Prior to July 25, 2003 NVE Corporation (NASDAQ: NVEC, $47.15) had not claimed in any press release or Securities and Exchange Commission (“SEC”) filing that it was involved in nanotechnology. On July 25, 2003 NVE issued its first press release with the vague claim that “MRAM is fabricated using nanotechnology.” That was the first public mention of the term “nanotechnology” by NVE in a press release. NVE’s stock was just $6 per share the month before NVE started making its nanotechnology claims. NVE later added more nanotechnology claims.
These claims begin just after NVE was added to the Forbes/Wolfe “Nanosphere,” a collection of stocks to buy, according to this newsletter.
An April 30, 2001 Forbes Global article titled “Total Recall” states that “Current DRAM capacitors are 0.18 microns wide; the sandwich in Motorola’s best MRAM is three times as large.

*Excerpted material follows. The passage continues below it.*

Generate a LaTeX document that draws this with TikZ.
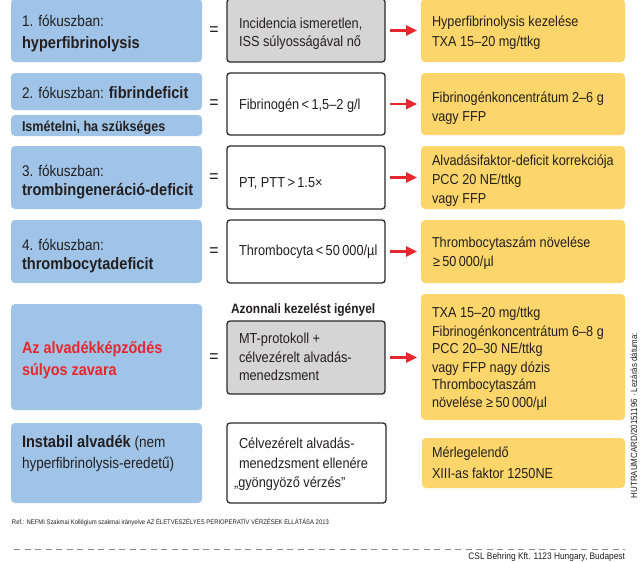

The article also states “Motorola’s MRAMs can hold only 256,000 bits; the newest DRAMs will hold 256 million bits per chip.” DRAMs are 1,000 times denser and are not consider nano.
Dr. K. Eric Drexler is the author of Engines of Creation, a book published by Anchor Press in 1986 that introduced the term “nanotechnology.” Dr. Drexler recently stated “The meaning of ‘nanotechnology’ has been stretched to the point of uselessness.”
We contacted Dr. Drexler regarding MRAM. He stated “By the standard implicit in the earlier meaning of the term, no product today fully qualifies, and I doubt that this one qualifies at all."
An article in the March 11, 2004 Economist states that Dr. Drexler believes the term nanotechnology “is now being bandied about by every Tom, Dick and Harriet” or in NVE’s case its every Dan, Jim, and Josh.